In November 2023, Concord III and the Sponsor entered into non-redemption agreements with certain holders of Class A Common Stock in exchange for them agreeing not to redeem their shares of Class A Common Stock, and the Sponsor and the holders of Class B Common Stock converted an aggregate of 8,624,999 shares of Class B Common Stock to shares of A Common Stock in accordance with the Existing Certificate of Incorporation (the “Class B Conversion”). Following the Class B Conversion, there was one share of Class B Common Stock outstanding, which is held by the Sponsor.

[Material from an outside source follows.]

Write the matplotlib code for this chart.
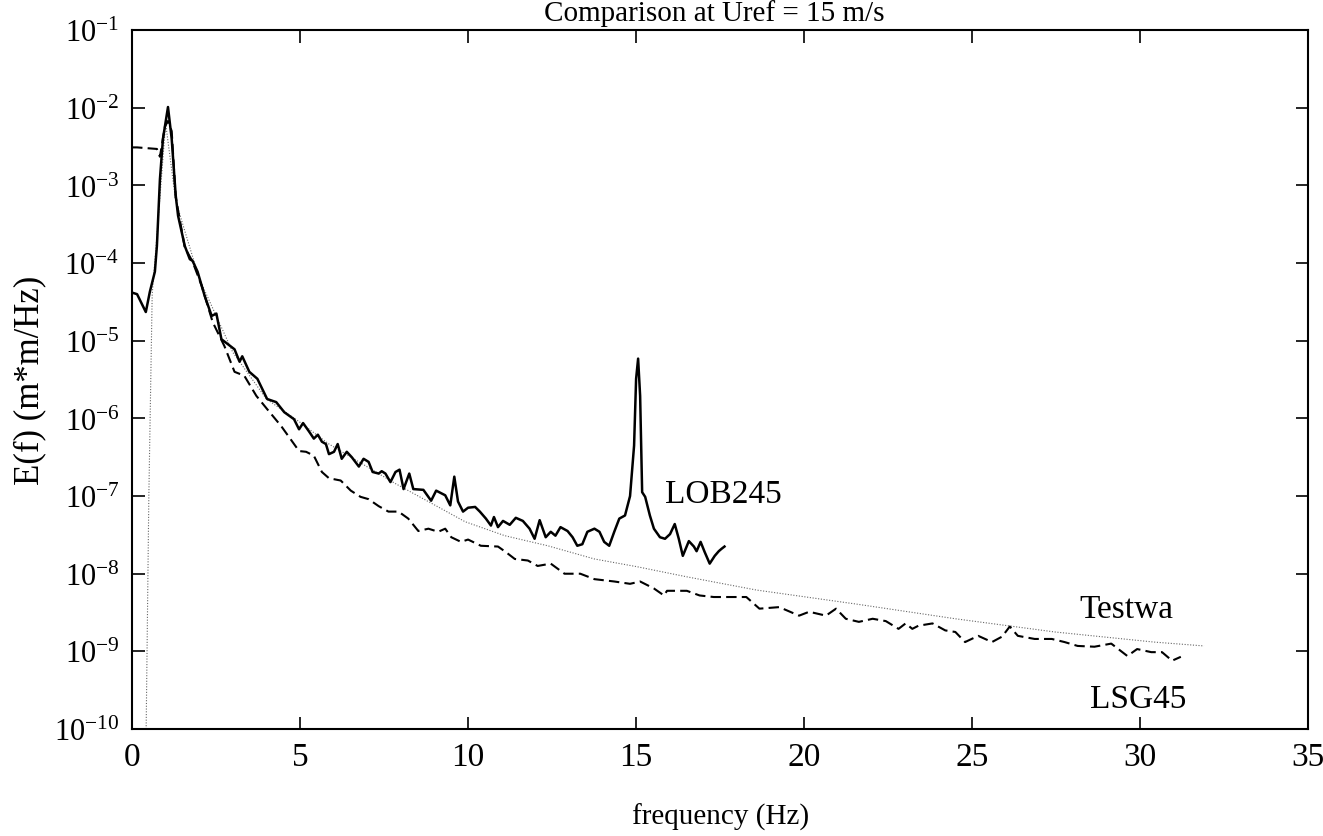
import numpy as np
import matplotlib
matplotlib.use("Agg")
import matplotlib.pyplot as plt
from matplotlib.ticker import FixedLocator

plt.rcParams['font.family'] = ['Liberation Serif', 'DejaVu Serif']
plt.rcParams['mathtext.fontset'] = 'custom'
plt.rcParams['mathtext.rm'] = 'Liberation Serif'

# LOB245 (solid): frequency (Hz) and log10 E(f)
lob_f = [0.0, 0.15, 0.41, 0.53, 0.68, 0.74, 0.83, 0.92, 1.07, 1.18, 1.30, 1.37,
         1.57, 1.72, 1.80, 1.95, 2.16, 2.37, 2.51, 2.66, 2.84, 3.05, 3.20, 3.28,
         3.49, 3.73, 4.02, 4.29, 4.53, 4.82, 4.97, 5.09, 5.27, 5.41, 5.53, 5.65,
         5.77, 5.86, 6.01, 6.12, 6.24, 6.39, 6.54, 6.75, 6.89, 7.04, 7.16, 7.34,
         7.43, 7.54, 7.69, 7.84, 7.96, 8.08, 8.25, 8.37, 8.67, 8.90, 9.05, 9.32,
         9.47, 9.59, 9.70, 9.85, 10.00, 10.21, 10.35, 10.53, 10.68, 10.77, 10.89,
         11.04, 11.24, 11.42, 11.63, 11.83, 11.98, 12.13, 12.31, 12.46, 12.60,
         12.75, 12.96, 13.11, 13.25, 13.40, 13.55, 13.76, 13.91, 14.05, 14.20,
         14.35, 14.50, 14.67, 14.82, 14.94, 15.00, 15.06, 15.12, 15.18, 15.27,
         15.41, 15.53, 15.71, 15.86, 16.01, 16.15, 16.27, 16.39, 16.57, 16.72,
         16.80, 16.92, 17.04, 17.19, 17.34, 17.46, 17.54, 17.63]
lob_log = [-4.38, -4.40, -4.63, -4.37, -4.11, -3.78, -2.92, -2.40, -1.99, -2.40,
           -3.13, -3.39, -3.78, -3.95, -3.97, -4.11, -4.42, -4.68, -4.65, -4.98,
           -5.04, -5.11, -5.27, -5.20, -5.40, -5.49, -5.75, -5.79, -5.92, -6.01,
           -6.14, -6.06, -6.17, -6.26, -6.21, -6.30, -6.33, -6.46, -6.43, -6.33,
           -6.52, -6.43, -6.50, -6.62, -6.52, -6.56, -6.69, -6.71, -6.68, -6.71,
           -6.82, -6.69, -6.66, -6.91, -6.71, -6.91, -6.92, -7.06, -6.93, -6.99,
           -7.12, -6.75, -7.07, -7.20, -7.15, -7.14, -7.20, -7.29, -7.38, -7.27,
           -7.40, -7.32, -7.37, -7.28, -7.32, -7.42, -7.55, -7.31, -7.53, -7.46,
           -7.51, -7.40, -7.45, -7.53, -7.64, -7.62, -7.46, -7.42, -7.46, -7.59,
           -7.64, -7.46, -7.29, -7.25, -7.00, -6.35, -5.49, -5.23, -5.71, -6.95,
           -7.01, -7.25, -7.42, -7.53, -7.55, -7.49, -7.36, -7.55, -7.77, -7.58,
           -7.65, -7.71, -7.59, -7.72, -7.87, -7.77, -7.71, -7.68, -7.65]

# LSG45 (dashed)
lsg_f = [0.0, 0.15, 0.74, 0.83, 0.98, 1.07, 1.18, 1.30, 1.57, 1.80, 2.07, 2.40,
         2.75, 3.05, 3.34, 3.70, 4.02, 4.44, 4.97, 5.18, 5.41, 5.65, 5.86, 6.21,
         6.51, 6.80, 7.04, 7.34, 7.63, 7.93, 8.22, 8.52, 8.82, 9.11, 9.32, 9.50,
         9.79, 10.00, 10.38, 10.89, 11.12, 11.39, 11.78, 12.07, 12.46, 12.87,
         13.34, 13.76, 14.35, 14.82, 15.12, 15.53, 15.83, 15.92, 16.51, 16.89,
         17.31, 18.28, 18.67, 19.26, 19.85, 20.15, 20.65, 20.95, 21.24, 21.63,
         22.04, 22.43, 22.81, 23.02, 23.22, 23.40, 23.82, 24.20, 24.50, 24.79,
         25.18, 25.59, 25.89, 26.12, 26.36, 26.86, 27.37, 27.75, 28.14, 28.64,
         29.14, 29.62, 29.91, 30.33, 30.65, 30.95, 31.21]
lsg_log = [-2.51, -2.51, -2.53, -2.63, -2.24, -2.17, -2.30, -3.15, -3.80, -3.98,
           -4.29, -4.76, -5.07, -5.40, -5.45, -5.71, -5.88, -6.10, -6.42, -6.43,
           -6.48, -6.69, -6.77, -6.80, -6.93, -7.01, -7.04, -7.13, -7.20, -7.20,
           -7.29, -7.45, -7.42, -7.46, -7.42, -7.53, -7.59, -7.56, -7.64, -7.65,
           -7.72, -7.81, -7.83, -7.90, -7.87, -8.00, -8.00, -8.07, -8.10, -8.13,
           -8.10, -8.19, -8.28, -8.22, -8.22, -8.28, -8.30, -8.30, -8.45, -8.43,
           -8.54, -8.49, -8.54, -8.45, -8.58, -8.62, -8.58, -8.61, -8.71, -8.64,
           -8.71, -8.67, -8.64, -8.73, -8.75, -8.88, -8.80, -8.88, -8.81, -8.68,
           -8.80, -8.84, -8.84, -8.88, -8.93, -8.94, -8.90, -9.06, -8.97, -9.01,
           -9.01, -9.12, -9.07]

# Testwa (dotted)
tw_f = [0.42, 0.50, 0.60, 0.75, 1.00, 1.30, 2.00, 3.00, 4.00, 5.00, 5.86, 7.84,
        9.11, 9.91, 11.09, 12.37, 13.76, 15.03, 16.51, 18.58, 21.54, 24.50,
        27.46, 30.41, 31.90]
tw_log = [-10.0, -7.0, -4.4, -3.6, -2.2, -3.2, -4.2, -5.15, -5.75, -6.05, -6.33,
          -6.84, -7.14, -7.33, -7.51, -7.64, -7.81, -7.91, -8.04, -8.21, -8.39,
          -8.58, -8.75, -8.88, -8.93]

fig = plt.figure(figsize=(13.23, 8.37), dpi=100)
ax = fig.add_axes([0.0998, 0.1278, 0.889, 0.835])

ax.plot(tw_f, 10.0 ** np.array(tw_log), color='#666666', lw=0.8,
        linestyle=(0, (1, 1.5)))
ax.plot(lsg_f, 10.0 ** np.array(lsg_log), color='black', lw=1.5,
        linestyle=(0, (5, 2.5)))
ax.plot(lob_f, 10.0 ** np.array(lob_log), color='black', lw=1.8)

ax.set_yscale('log')
ax.set_xlim(0, 35)
ax.set_ylim(1e-10, 1e-1)
ax.xaxis.set_major_locator(FixedLocator(range(0, 36, 5)))
ax.yaxis.set_major_locator(FixedLocator([10.0 ** k for k in range(-10, 0)]))
ax.yaxis.set_minor_locator(FixedLocator([]))
ax.tick_params(direction='in', top=True, right=True, length=9, width=1.2,
               pad=9)
ax.tick_params(axis='x', labelsize=24)
ax.tick_params(axis='y', labelsize=22)
for s in ax.spines.values():
    s.set_linewidth(1.5)

ax.text(15.85, 10 ** -6.97, 'LOB245', fontsize=24, va='center')
ax.text(28.2, 10 ** -8.45, 'Testwa', fontsize=24, va='center')
ax.text(28.5, 10 ** -9.61, 'LSG45', fontsize=24, va='center')

ax.set_xlabel('frequency (Hz)', fontsize=21, labelpad=22)
ax.set_ylabel('E(f) (m*m/Hz)', fontsize=25, labelpad=6)
fig.text(0.54, 1 - 21 / 837, 'Comparison at Uref = 15 m/s', fontsize=21,
         ha='center', va='baseline')

plt.savefig('out.png', dpi=100)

Basic and diluted earnings for each class of Concord III shares are the same and are presented on a combined basis.

 

The unaudited pro forma condensed combined financial information has been prepared assuming the four redemption scenarios for the year ended December 31, 2023 (in thousands, except share and per share amounts):

 

   Year Ended
December 31, 2023
 
Pro forma net loss  $(24,215)
Basic weighted average shares outstanding   43,912,971 
Pro forma net loss per share, basic and diluted  $(0.55)
      
Weighted average shares outstanding, basic and diluted     
Former GCT Investors Shares   30,499,322 
PIPE Investors Shares   4,529,967 
Sponsor Shares   3,433,892 
CVT Investors Shares   2,004,535 
NRA Shares   1,781,626 
Company Insider Incentive Shares   1,399,107 
Concord III Common Stock Shares   174,522 
BOD Shares   90,000 
Total weighted average shares outstanding, basic and diluted   43,912,971 

 

The following outstanding shares of New GCT Common Stock equivalents were excluded from the computation of pro forma diluted net loss per share for the scenarios presented because including them would have had an anti-dilutive effect for the year ended December 31, 2023:

 

Earnout Shares   20,000,000 
Concord III Public Warrants   17,250,000 
Sponsor Warrants   4,492,650 
Company Insider Incentive Warrants   2,087,350 
Sponsor Earnout Shares   1,920,375 
GCT Outstanding Options   2,386,608 
GCT Warrants   1,718,191 
RSUs of New GCT   392,135 
Total   50,247,309 

 

 

 

 

4.Earnout Shares and Sponsor Earnout Shares

 

The Earnout Shares and Sponsor Earnout Shares are recognized at fair value upon the Closing and recorded within the stockholders’ deficit.

 

The Earnout Shares are contingently issuable if the price of the New GCT Common Stock exceeds certain thresholds or upon certain strategic events. The estimated fair value of the Earnout Shares as of the Closing Date is $108.8 million. The estimated fair value of the Sponsor Earnout Shares as of the Closing Date is $10.4 million.

 

The estimated fair value of the Earnout Shares and Sponsor Earnout Shares was determined by using a Monte Carlo simulation valuation model using a distribution of potential stock price outcomes on a daily basis over the applicable contingently issuable period. Assumptions used in the preliminary valuation, which are subject to change at the Closing, were as follows:

 

Current stock price: The March 26, 2024 price of $6.58 per share of Concord III Class A Common Stock was utilized.

 

Expected volatility: The expected volatility of 75.0% was calculated based on the leverage adjusted third- quartile asset volatility, calculated using a set of Guideline Public Companies (“GPCs”). The GPCs’ range of asset volatility was 29.3% to 123.5%. The equity volatility (standard deviation) was estimated based on an analysis of the historical and implied volatility for GPCs as of March 26, 2024. Volatility for the GPCs was calculated over a lookback period of 5 years, or the longest available data for GPCs whose trading history was shorter than 5 years, commensurate with the longest contractual term of the Earnout Shares and Sponsor Earnout Shares.

 

Risk-free interest rate: The risk-free interest rate of 4.13% was determined based on the term matched U.S. Constant Maturity treasury yields.

 

Expected dividend yield: The expected dividend yield is zero, as the pre-combination entities have never declared or paid cash dividends, and New GCT has no current plans to do so during the expected term.

 

The actual fair values of the Earnout Shares and Sponsor Earnout Shares are subject to change as additional information becomes available and additional analyses are performed, and such changes could be material.